Problemen met de euro
Het ministerie van Financiën ziet niets in een nieuwe campagne over de euro. Drie jaar lang heeft men geld gestoken in voorlichting over de waarde van de euro en de omwisseling van ons oude geld. Dat moet genoeg zijn.
Toch blijkt dat veel mensen moeite hebben met de euro. Niet om de munten van elkaar te onderscheiden of de bankbiljetten. Over het verdwijnen van het kwartje of het briefje van 25 hoor je vrijwel niemand meer. Het probleem zit in de gevoelswaarde van de nieuwe geldeenheid. Veel mensen hebben het juiste maatgevoel nog niet.
Vroeger wisten ze in de supermarkt, in een kledingzaak of bij de aankoop van huishoudelijke apparaten aardig goed welke bedragen binnen de ruimte van hun budget vielen en welke niet. Dat hadden ze in de loop der jaren geleerd. Soms door schade en schande.
Nu worden ze geconfronteerd met veel lagere bedragen. In euro’s weliswaar. Men weet wel dat je die met een factor twee moet vermenigvuldigen. Eigenlijk met 2,2. Dat stelt bepaalde eisen aan het rekenvermogen van mensen. Niet iedereen kan dat even vlot.
Maar los daarvan hebben de lagere bedragen die op de prijskaartjes staan tot gevolg dat mensen gemakkelijker iets kopen. De onvermijdelijke consequentie daarvan is dat ze halverwege de maand (of al veel eerder) rood staan. Dat rood staan betreft wellicht kleinere bedragen dan ze vroeger gewend waren, maar een tekort van 700 euro is moeilijker aan te zuiveren dan destijds een van 700 gulden.
De Nederlandse Vereniging voor Volkskrediet kwam deze week met alarmerende berichten. Tienduizenden gezinnen hebben een extra lening afgesloten omdat ze anders hun rekeningen niet kunnen betalen, meer dan 100.000 gezinnen moeten hun spaargeld aanspreken.
Daarbij gaat het met name om de lagere inkomensgroepen. Die balanceerden altijd al op de grens van het tekort.

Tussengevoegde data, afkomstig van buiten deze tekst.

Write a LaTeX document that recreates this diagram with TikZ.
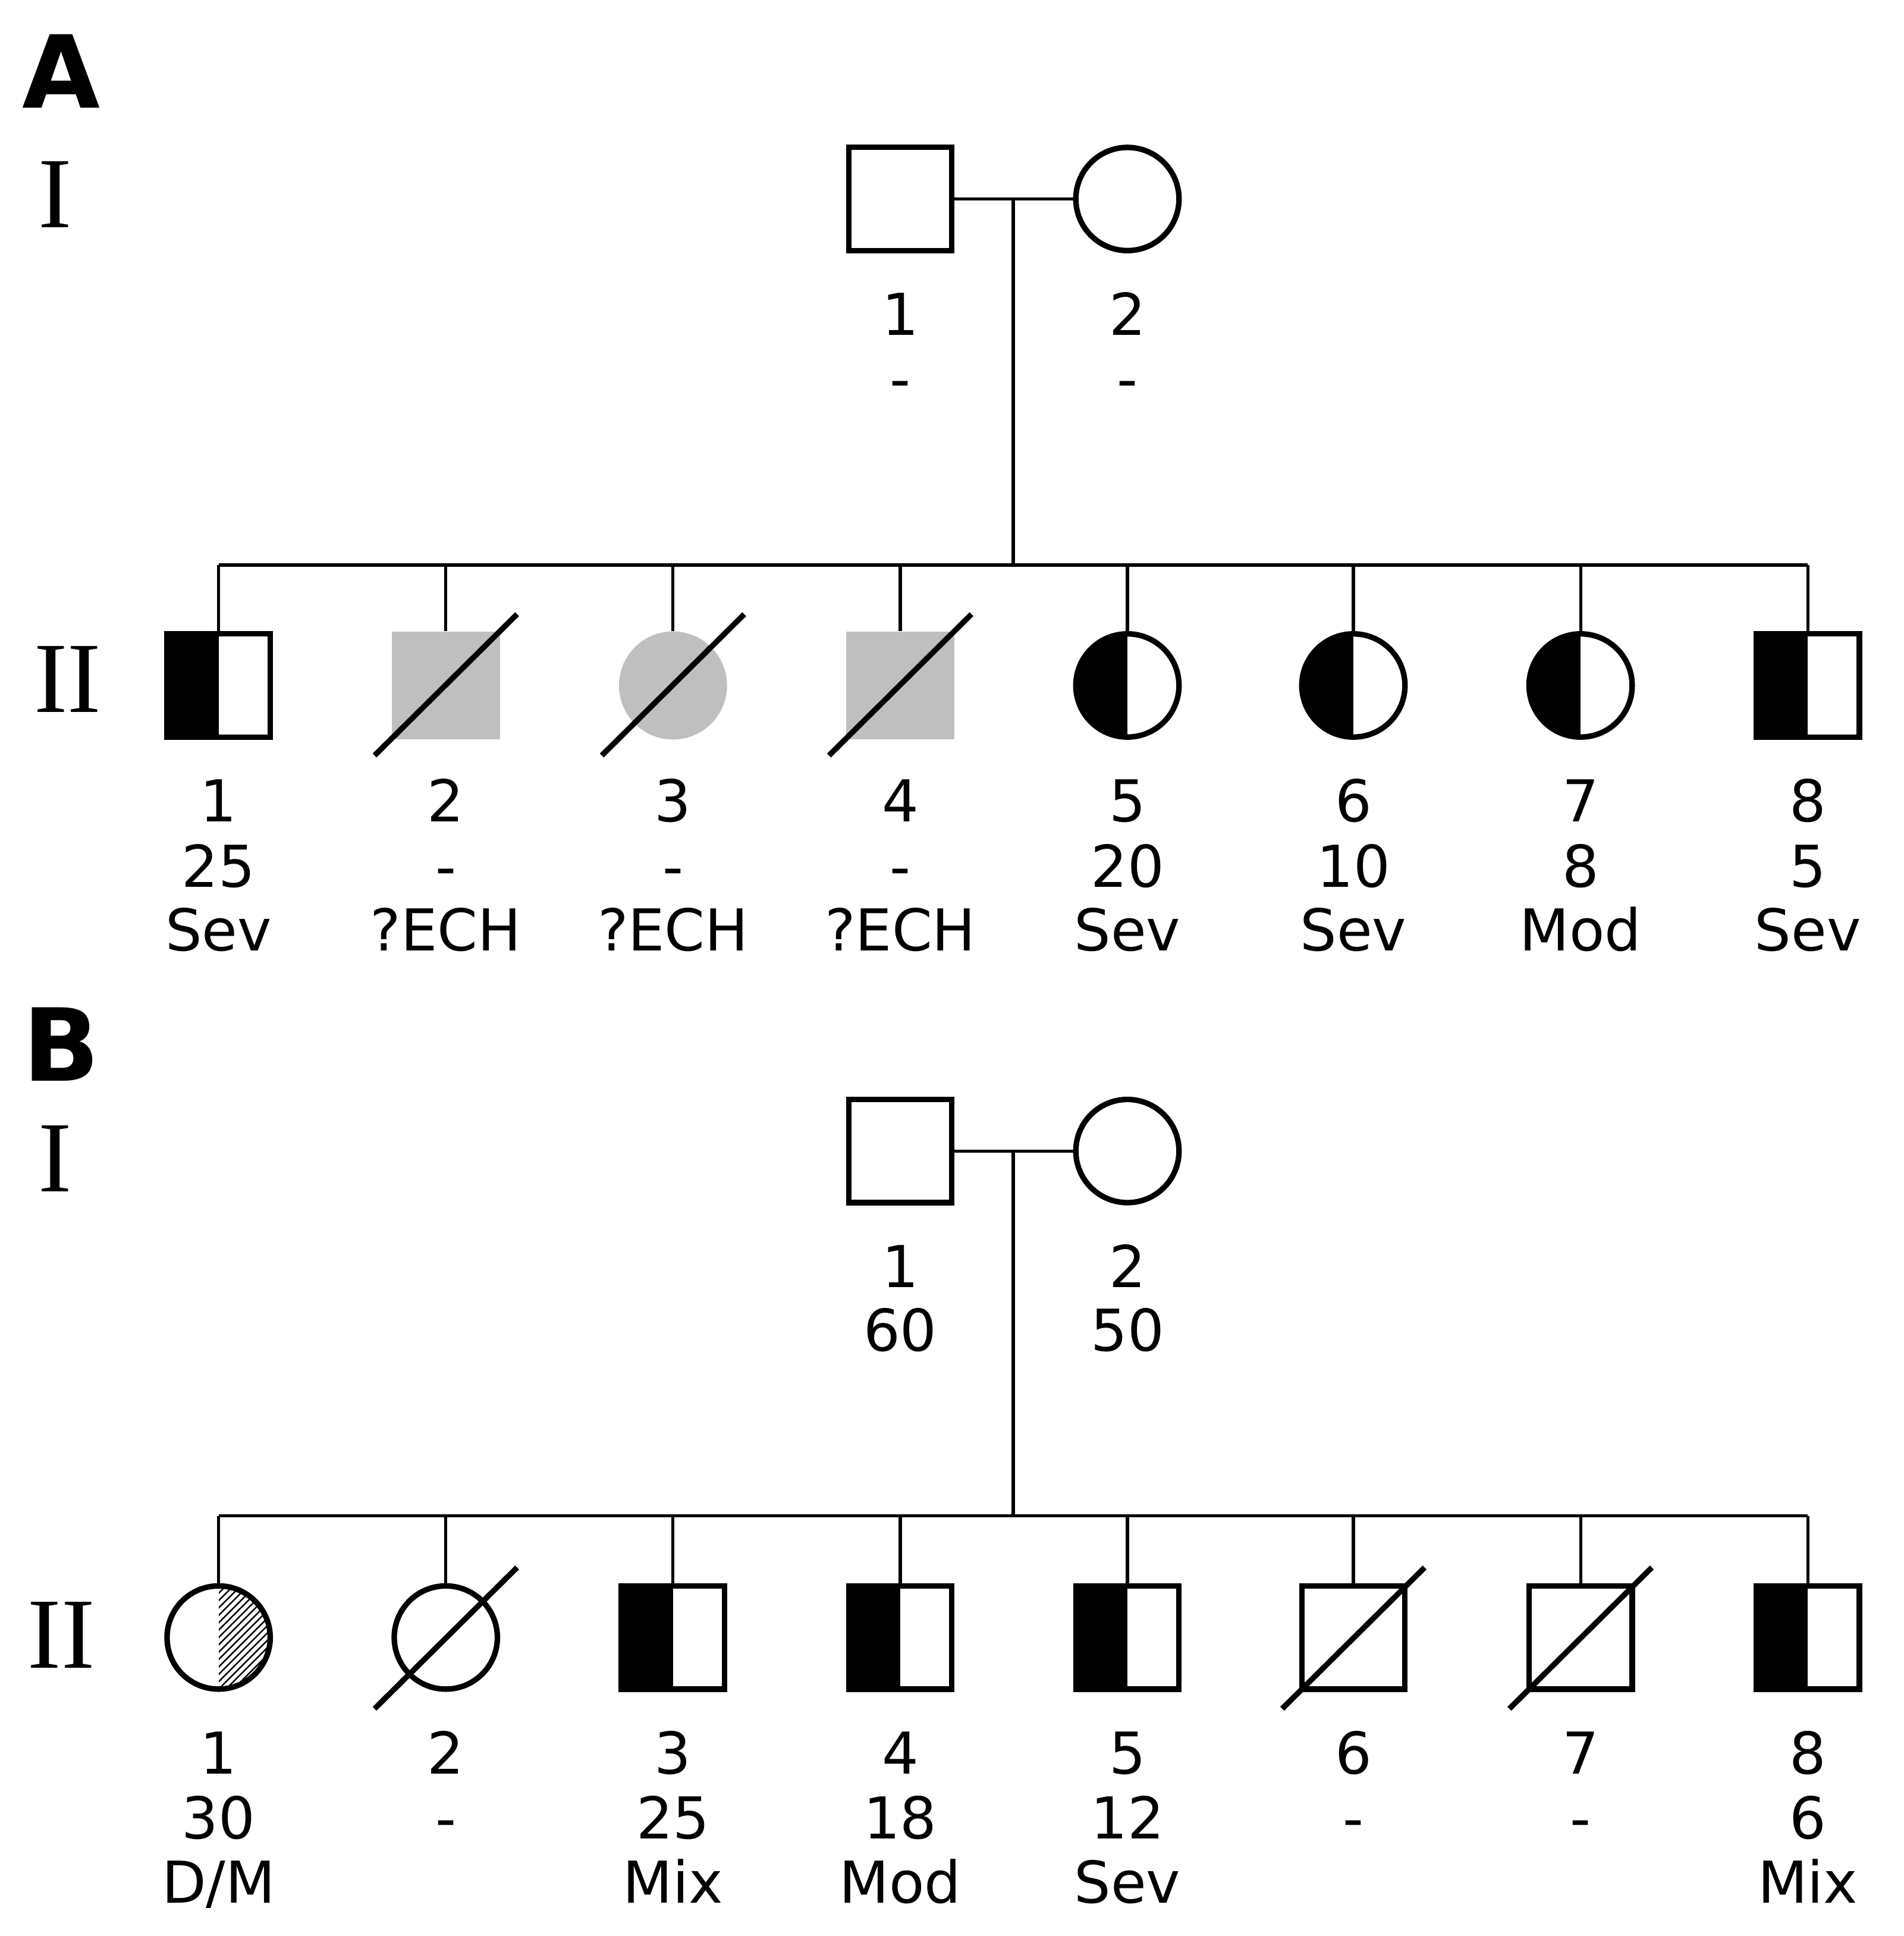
\documentclass[tikz,border=0pt]{standalone}
\usepackage{fontspec}
\setmainfont{DejaVu Sans}
\newfontfamily\romfont{Liberation Serif}
\begin{document}
\begin{tikzpicture}[x=1pt,y=-1pt,
 sym/.style={draw,line width=4.5pt,minimum size=84pt,inner sep=0pt},
 sq/.style={sym,rectangle},
 ci/.style={sym,circle},
 hl/.style={path picture={\fill (path picture bounding box.south west) rectangle (path picture bounding box.north);}},
 hatch/.style={path picture={\foreach \k in {-90,-84,...,90}{\draw[line width=1.2pt] ([xshift=\k pt]path picture bounding box.center) ++(-50,50) -- ++(100,-100);}
   \fill[white] (path picture bounding box.south west) rectangle (path picture bounding box.north);}},
 gsq/.style={rectangle,fill=black!25,minimum size=88pt,inner sep=0pt},
 gci/.style={circle,fill=black!25,minimum size=88pt,inner sep=0pt},
 conn/.style={line width=2.5pt},
 dec/.style={line width=4.5pt},
 lab/.style={font=\fontsize{47}{50}\selectfont,anchor=base},
 gen/.style={font=\romfont\fontsize{82}{82}\selectfont,anchor=base},
 pan/.style={font=\bfseries\fontsize{82}{82}\selectfont,anchor=base}]
\useasboundingbox (0,0) rectangle (1550,1576);
% ---------- A ----------
\node[pan] (pA) at (50,88) {A};
\node[gen] (gAI) at (45,185) {I};
\node[gen] (gAII) at (55,580) {II};
\node[sq] (a1) at (733,162) {};
\node[ci] (a2) at (918,162) {};
\draw[conn] (a1.east) -- (a2.west);
\coordinate (am) at (825,162);
\coordinate (as) at (825,460);
\draw[conn] (am) -- (as);
\coordinate (asl) at (178,460); \coordinate (asr) at (1472,460);
\draw[conn] (asl) -- (asr);
\node[lab] at (733,273) {1}; \node[lab] at (733,325) {-};
\node[lab] at (918,273) {2}; \node[lab] at (918,325) {-};
\node[sq,hl] (b1) at (178,558) {};
\node[gsq] (b2) at (363,558) {};
\node[gci] (b3) at (548,558) {};
\node[gsq] (b4) at (733,558) {};
\node[ci,hl] (b5) at (918,558) {};
\node[ci,hl] (b6) at (1102,558) {};
\node[ci,hl] (b7) at (1287,558) {};
\node[sq,hl] (b8) at (1472,558) {};
\foreach \n/\x in {1/178,2/363,3/548,4/733,5/918,6/1102,7/1287,8/1472}{
  \coordinate (at\n) at (\x,460);
  \draw[conn] (at\n) -- (b\n.north);}
\foreach \x in {363,548,733}{\draw[dec] (\x-58,615) -- (\x+58,500);}
\foreach \x/\a/\b/\c in {178/1/25/Sev,363/2/-/?ECH,548/3/-/?ECH,733/4/-/?ECH,918/5/20/Sev,1102/6/10/Sev,1287/7/8/Mod,1472/8/5/Sev}{
  \node[lab] at (\x,669) {\a}; \node[lab] at (\x,722) {\b}; \node[lab] at (\x,774) {\c};}
% ---------- B ----------
\node[pan] (pB) at (50,880) {B};
\node[gen] (gBI) at (45,970) {I};
\node[gen] (gBII) at (50,1358) {II};
\node[sq] (c1) at (733,937) {};
\node[ci] (c2) at (918,937) {};
\draw[conn] (c1.east) -- (c2.west);
\coordinate (bm) at (825,937);
\coordinate (bs) at (825,1234);
\draw[conn] (bm) -- (bs);
\coordinate (bsl) at (178,1234); \coordinate (bsr) at (1472,1234);
\draw[conn] (bsl) -- (bsr);
\node[lab] at (733,1048) {1}; \node[lab] at (733,1100) {60};
\node[lab] at (918,1048) {2}; \node[lab] at (918,1100) {50};
\node[ci,hatch] (d1) at (178,1333) {};
\node[ci] (d2) at (363,1333) {};
\node[sq,hl] (d3) at (548,1333) {};
\node[sq,hl] (d4) at (733,1333) {};
\node[sq,hl] (d5) at (918,1333) {};
\node[sq] (d6) at (1102,1333) {};
\node[sq] (d7) at (1287,1333) {};
\node[sq,hl] (d8) at (1472,1333) {};
\foreach \n/\x in {1/178,2/363,3/548,4/733,5/918,6/1102,7/1287,8/1472}{
  \coordinate (bt\n) at (\x,1234);
  \draw[conn] (bt\n) -- (d\n.north);}
\foreach \x in {363,1102,1287}{\draw[dec] (\x-58,1391) -- (\x+58,1276);}
\foreach \x/\a/\b/\c in {178/1/30/D\slash M,363/2/-/,548/3/25/Mix,733/4/18/Mod,918/5/12/Sev,1102/6/-/,1287/7/-/,1472/8/6/Mix}{
  \node[lab] at (\x,1444) {\a}; \node[lab] at (\x,1497) {\b}; \node[lab] at (\x,1549) {\c};}
\end{tikzpicture}
\end{document}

In totaal staan de Nederlanders voor bijna 6 miljard euro rood op hun betaalrekeningen, dat is belangrijk meer dan een jaar geleden. Nu zal de euro in dit verband niet de enige boosdoener zijn. Er is ook sprake van een economische teruggang.
Toch stijgen dit jaar de lonen meer dan de prijzen. Objectief gezien hebben mensen het dus niet moeilijker om rond te komen. Subjectief gezien is dat kennelijk wel zo.
Wat is hier aan te doen? Had het ministerie van Financiën een deel van het omvangrijke reclamebudget voor de introductie van de euro moeten bewaren voor deze vormen van nazorg? De vraag is of allerlei officiële waarschuwingen wel de mensen bereiken voor wie ze bedoeld zijn.
Eigenlijk bestond er nauwelijks maatschappelijke ervaring met het overstappen van de ene naar een andere munteenheid. Daarbij komt dat de regering de publiciteit over de euro graag positief wilde houden. Nu blijkt helaas dat juist in de kwetsbare lagen van de samenleving mensen door de euro in de problemen komen.
Na verloop van tijd zal iedereen wel aan de euro gewend zijn. De kinderen groeien ermee op. Maar ouderen zullen nog jarenlang bedragen in guldens blijven omrekenen, omdat ze het bij de euro passende maatgevoel nog onvoldoende hebben.